I have 2 siblings and an ex like this. (and a few neighbours). Yes, things would be ever so much nicer if people could just act like adults.

pushpops · 09/07/2018 11:26

Most of my family and DHs family are like this. It's exhausting, extremely draining. I have to mentally prepare for family visits and occasions.
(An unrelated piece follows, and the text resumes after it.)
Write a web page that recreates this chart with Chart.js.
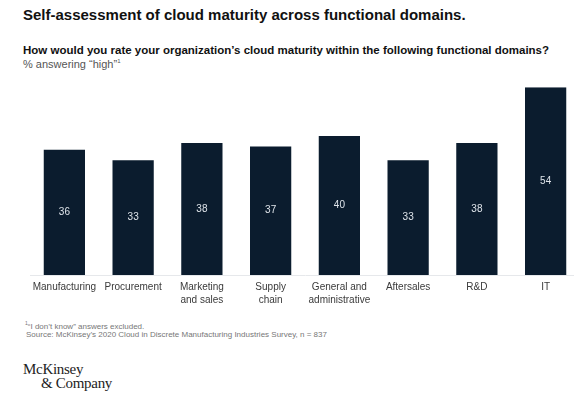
<!DOCTYPE html>
<html>
<head>
<meta charset="utf-8">
<script src="https://cdn.jsdelivr.net/npm/chart.js@4.4.1/dist/chart.umd.min.js"></script>
<style>
html, body { margin: 0; padding: 0; background: #fff; overflow: hidden; width: 574px; height: 396px; }
body { position: relative; font-family: "Liberation Sans", Arial, sans-serif; }
.t { position: absolute; white-space: nowrap; }
#titulo { left: 23px; top: 6px; font-size: 15px; font-weight: bold; color: #111; }
#pregunta { left: 23px; top: 44px; font-size: 11.5px; font-weight: bold; color: #111; }
#unidad { left: 23px; top: 58px; font-size: 11px; color: #555; }
#nota1 { left: 25px; top: 320px; font-size: 8px; color: #777; }
#nota2 { left: 26px; top: 330px; font-size: 8px; color: #777; }
#logo1 { left: 23px; top: 361px; font-family: "Liberation Serif", serif; font-size: 15px; color: #222; letter-spacing: -0.3px; }
#logo2 { left: 41px; top: 375px; font-family: "Liberation Serif", serif; font-size: 15px; color: #222; letter-spacing: -0.3px; }
#grafica { position: absolute; left: 0; top: 0; }
</style>
</head>
<body>
<div class="t" id="titulo">Self-assessment of cloud maturity across functional domains.</div>
<div class="t" id="pregunta">How would you rate your organization’s cloud maturity within the following functional domains?</div>
<div class="t" id="unidad">% answering “high”<sup style="font-size:6px">1</sup></div>
<div class="t" id="nota1"><sup style="font-size:5px">1</sup>“I don’t know” answers excluded.</div>
<div class="t" id="nota2">Source: McKinsey’s 2020 Cloud in Discrete Manufacturing Industries Survey, n = 837</div>
<div class="t" id="logo1">McKinsey</div>
<div class="t" id="logo2">&amp; Company</div>
<canvas id="grafica" width="600" height="320"></canvas>
<script>
const dominios = [
["Manufacturing"], ["Procurement"], ["Marketing", "and sales"], ["Supply", "chain"],
["General and", "administrative"], ["Aftersales"], ["R&D"], ["IT"]
];
const porcentajes = [36, 33, 38, 37, 40, 33, 38, 54];
const ejeMin = 0;
const ejeMax = 54;

const etiquetasValor = {
id: "etiquetasValor",
afterDatasetsDraw(chart) {
const ctx = chart.ctx;
const meta = chart.getDatasetMeta(0);
ctx.save();
ctx.fillStyle = "#dfe4ea";
ctx.font = "10px 'Liberation Sans', Arial, sans-serif";
ctx.textAlign = "center";
ctx.textBaseline = "middle";
meta.data.forEach((bar, i) => {
ctx.fillText(String(porcentajes[i]), bar.x, (bar.y + bar.base) / 2);
});
ctx.restore();
}
};

new Chart(document.getElementById("grafica"), {
type: "bar",
data: {
labels: dominios,
datasets: [{
data: porcentajes,
backgroundColor: "#0b1c2e",
borderWidth: 0,
barPercentage: 0.6,
categoryPercentage: 1
}]
},
options: {
responsive: false,
animation: false,
layout: { padding: { left: 30, right: 20, top: 87.3, bottom: 0 } },
plugins: { legend: { display: false }, tooltip: { enabled: false } },
scales: {
x: {
grid: { display: false, drawTicks: false },
border: { display: true, color: "#e6e8eb", width: 1 },
ticks: {
color: "#3a3a3a",
padding: 6,
maxRotation: 0,
autoSkip: false,
font: { family: "'Liberation Sans', Arial, sans-serif", size: 10, lineHeight: 1.25 }
},
afterFit: s => { s.height = 45; }
},
y: {
display: false,
min: ejeMin,
max: ejeMax
}
}
},
plugins: [etiquetasValor]
});
</script>
</body>
</html>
Aprilshouldhavebeenmyname · 09/07/2018 11:29

My exh was a complete toddler (twat) at times.
That's why he is an ex!!
Nc is the way to go op.
Can def recommend it!

Laserbird16 · 09/07/2018 11:38

I've worked with someone like this. She tried all sorts of silliness but when she gave me the silent treatment- we were the only two in the room - I thought she was having a stroke or something as she looked past me glassy eyed and was totally unresponsive . It wasn't until I was lifting up the phone to call the first aider she relented, weirdo! That said, it sounded like she had a f*d up childhood

ComtesseDeSpair · 09/07/2018 11:39

I started a new job recently, managing quite a large team. I am actually younger than most of my team by quite a few years but oh my god, it feels like I'm marshalling a kindergarten most days. Grown women in their thirties and forties talking about "haters" and endless HR write ups because somebody gave somebody else the "evil eye" or "hated on" them. Grown adults, again, who "identify" in various combinations of gender and non-gender and want to talk about their pronouns all the time like we are teenagers exploring our sexualities and inner selves for the first time: first one-to-one with some dude I manage and he reels off a speech at me about all the above and ends with a reasonably confrontational "do you have any questions for me?" "No", I said. "You must have some?", he persisted. "No", I said. "It feels like you're dismissing my identity", he said.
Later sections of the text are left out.